-- Start --

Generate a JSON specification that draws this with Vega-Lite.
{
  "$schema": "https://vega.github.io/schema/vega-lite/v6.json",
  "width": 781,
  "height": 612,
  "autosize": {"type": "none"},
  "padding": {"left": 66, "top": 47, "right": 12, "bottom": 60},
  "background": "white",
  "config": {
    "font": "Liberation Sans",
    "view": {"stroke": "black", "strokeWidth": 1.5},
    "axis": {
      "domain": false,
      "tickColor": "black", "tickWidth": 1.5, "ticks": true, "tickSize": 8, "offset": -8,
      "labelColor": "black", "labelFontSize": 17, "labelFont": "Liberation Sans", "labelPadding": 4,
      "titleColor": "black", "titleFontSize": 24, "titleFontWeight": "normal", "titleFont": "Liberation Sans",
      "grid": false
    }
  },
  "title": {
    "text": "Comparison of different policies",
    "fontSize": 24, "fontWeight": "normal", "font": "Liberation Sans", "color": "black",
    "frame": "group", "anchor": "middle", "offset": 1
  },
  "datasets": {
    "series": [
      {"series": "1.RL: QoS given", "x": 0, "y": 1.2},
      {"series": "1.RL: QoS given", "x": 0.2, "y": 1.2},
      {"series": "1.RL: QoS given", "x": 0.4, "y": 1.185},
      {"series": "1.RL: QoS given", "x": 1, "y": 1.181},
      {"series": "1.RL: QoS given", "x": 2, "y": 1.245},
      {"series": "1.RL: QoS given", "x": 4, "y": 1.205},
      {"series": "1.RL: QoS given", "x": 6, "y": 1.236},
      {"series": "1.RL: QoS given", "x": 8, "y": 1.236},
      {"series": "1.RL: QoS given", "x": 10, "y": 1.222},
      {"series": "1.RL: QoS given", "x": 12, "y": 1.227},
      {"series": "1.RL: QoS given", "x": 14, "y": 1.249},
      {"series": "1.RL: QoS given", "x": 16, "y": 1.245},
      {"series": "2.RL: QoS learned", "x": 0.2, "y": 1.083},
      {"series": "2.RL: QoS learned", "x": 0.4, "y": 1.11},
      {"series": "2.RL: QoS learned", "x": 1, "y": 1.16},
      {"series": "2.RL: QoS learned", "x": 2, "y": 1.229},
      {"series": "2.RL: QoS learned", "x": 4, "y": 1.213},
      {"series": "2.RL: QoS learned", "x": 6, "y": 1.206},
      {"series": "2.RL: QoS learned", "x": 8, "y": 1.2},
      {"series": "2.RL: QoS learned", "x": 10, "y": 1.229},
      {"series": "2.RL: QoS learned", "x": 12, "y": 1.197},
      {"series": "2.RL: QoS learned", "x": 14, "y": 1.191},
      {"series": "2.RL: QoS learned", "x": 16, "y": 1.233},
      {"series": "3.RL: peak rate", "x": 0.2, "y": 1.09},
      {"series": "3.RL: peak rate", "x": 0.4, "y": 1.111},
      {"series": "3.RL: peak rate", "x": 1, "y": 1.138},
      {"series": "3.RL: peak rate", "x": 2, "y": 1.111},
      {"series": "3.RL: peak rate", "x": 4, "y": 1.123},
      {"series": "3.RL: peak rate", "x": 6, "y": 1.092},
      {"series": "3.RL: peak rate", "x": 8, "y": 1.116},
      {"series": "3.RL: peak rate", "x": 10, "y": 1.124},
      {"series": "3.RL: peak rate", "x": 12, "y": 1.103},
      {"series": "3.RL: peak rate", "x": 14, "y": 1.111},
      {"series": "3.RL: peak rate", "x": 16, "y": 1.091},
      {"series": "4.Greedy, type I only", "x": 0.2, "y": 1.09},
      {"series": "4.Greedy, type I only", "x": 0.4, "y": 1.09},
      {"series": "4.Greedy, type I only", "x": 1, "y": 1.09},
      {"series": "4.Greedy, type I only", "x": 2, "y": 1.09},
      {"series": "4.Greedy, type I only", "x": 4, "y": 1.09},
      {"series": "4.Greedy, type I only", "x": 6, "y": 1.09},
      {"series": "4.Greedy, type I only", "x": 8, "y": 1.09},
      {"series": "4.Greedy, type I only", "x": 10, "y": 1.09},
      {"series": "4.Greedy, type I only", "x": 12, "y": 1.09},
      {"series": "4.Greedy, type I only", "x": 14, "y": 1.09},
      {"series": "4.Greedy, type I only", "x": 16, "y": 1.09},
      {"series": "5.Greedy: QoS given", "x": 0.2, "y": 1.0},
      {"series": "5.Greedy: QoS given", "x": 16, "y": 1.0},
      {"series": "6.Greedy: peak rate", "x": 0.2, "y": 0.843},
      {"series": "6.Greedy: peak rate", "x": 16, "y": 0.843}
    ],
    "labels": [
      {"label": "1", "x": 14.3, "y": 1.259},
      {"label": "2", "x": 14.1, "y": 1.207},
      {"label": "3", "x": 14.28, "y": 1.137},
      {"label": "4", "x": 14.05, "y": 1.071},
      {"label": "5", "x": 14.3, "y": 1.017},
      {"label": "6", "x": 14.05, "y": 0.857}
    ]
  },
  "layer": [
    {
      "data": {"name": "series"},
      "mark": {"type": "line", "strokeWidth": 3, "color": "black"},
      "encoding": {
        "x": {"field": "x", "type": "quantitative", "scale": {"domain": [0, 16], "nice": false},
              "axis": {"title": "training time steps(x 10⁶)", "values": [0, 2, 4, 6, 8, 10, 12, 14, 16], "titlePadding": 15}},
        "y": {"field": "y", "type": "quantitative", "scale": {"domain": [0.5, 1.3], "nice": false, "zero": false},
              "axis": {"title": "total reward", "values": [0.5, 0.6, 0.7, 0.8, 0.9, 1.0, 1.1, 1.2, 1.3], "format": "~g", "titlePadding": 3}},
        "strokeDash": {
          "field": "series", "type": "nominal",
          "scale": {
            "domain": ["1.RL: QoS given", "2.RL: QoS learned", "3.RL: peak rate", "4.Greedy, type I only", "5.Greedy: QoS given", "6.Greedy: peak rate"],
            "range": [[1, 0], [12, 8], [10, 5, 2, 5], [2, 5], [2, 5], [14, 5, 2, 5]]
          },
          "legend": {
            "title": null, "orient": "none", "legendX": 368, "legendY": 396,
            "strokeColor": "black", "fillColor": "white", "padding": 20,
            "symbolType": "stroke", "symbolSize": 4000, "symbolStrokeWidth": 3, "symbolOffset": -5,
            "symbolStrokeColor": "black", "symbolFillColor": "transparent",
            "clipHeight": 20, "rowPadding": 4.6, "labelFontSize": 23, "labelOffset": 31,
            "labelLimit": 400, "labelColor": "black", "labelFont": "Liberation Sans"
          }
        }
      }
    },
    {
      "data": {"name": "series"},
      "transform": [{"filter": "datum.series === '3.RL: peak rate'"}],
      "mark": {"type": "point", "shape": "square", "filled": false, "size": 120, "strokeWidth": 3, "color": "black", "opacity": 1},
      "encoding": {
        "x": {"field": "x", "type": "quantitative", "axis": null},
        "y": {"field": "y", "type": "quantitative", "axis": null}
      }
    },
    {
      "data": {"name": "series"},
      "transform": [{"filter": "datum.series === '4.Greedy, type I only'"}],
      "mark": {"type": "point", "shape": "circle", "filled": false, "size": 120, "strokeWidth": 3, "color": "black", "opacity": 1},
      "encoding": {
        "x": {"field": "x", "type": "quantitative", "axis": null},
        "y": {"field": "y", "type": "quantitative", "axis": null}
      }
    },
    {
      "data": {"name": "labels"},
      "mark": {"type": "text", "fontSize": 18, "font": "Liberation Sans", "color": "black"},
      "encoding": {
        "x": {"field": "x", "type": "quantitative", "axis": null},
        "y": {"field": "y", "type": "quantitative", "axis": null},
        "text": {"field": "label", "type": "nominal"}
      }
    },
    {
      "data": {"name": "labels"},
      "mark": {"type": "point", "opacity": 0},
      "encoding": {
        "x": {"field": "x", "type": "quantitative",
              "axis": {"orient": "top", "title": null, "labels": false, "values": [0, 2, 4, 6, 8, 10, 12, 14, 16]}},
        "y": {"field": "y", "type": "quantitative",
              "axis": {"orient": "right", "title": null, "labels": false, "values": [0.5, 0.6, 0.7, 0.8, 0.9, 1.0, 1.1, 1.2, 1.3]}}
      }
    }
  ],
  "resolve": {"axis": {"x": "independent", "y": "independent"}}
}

-- End --
-- Start --

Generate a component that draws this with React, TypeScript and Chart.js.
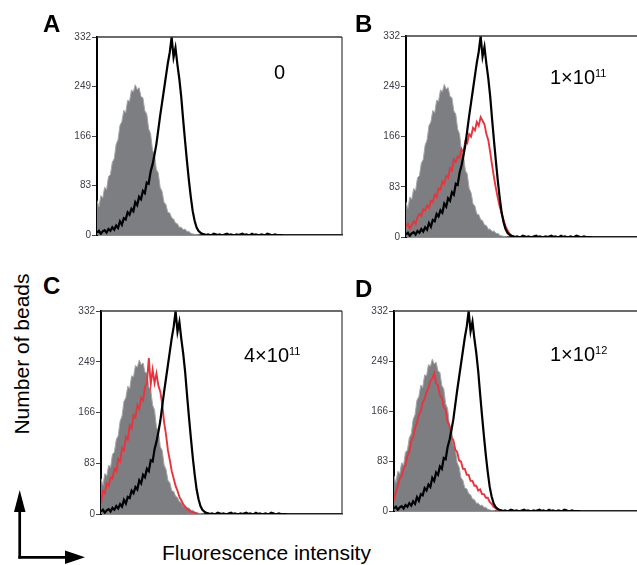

-- End --

* Aim: In the entries above, find the lines containing the word "that" and say how many there are, with no other words.

* Exercise answer: 2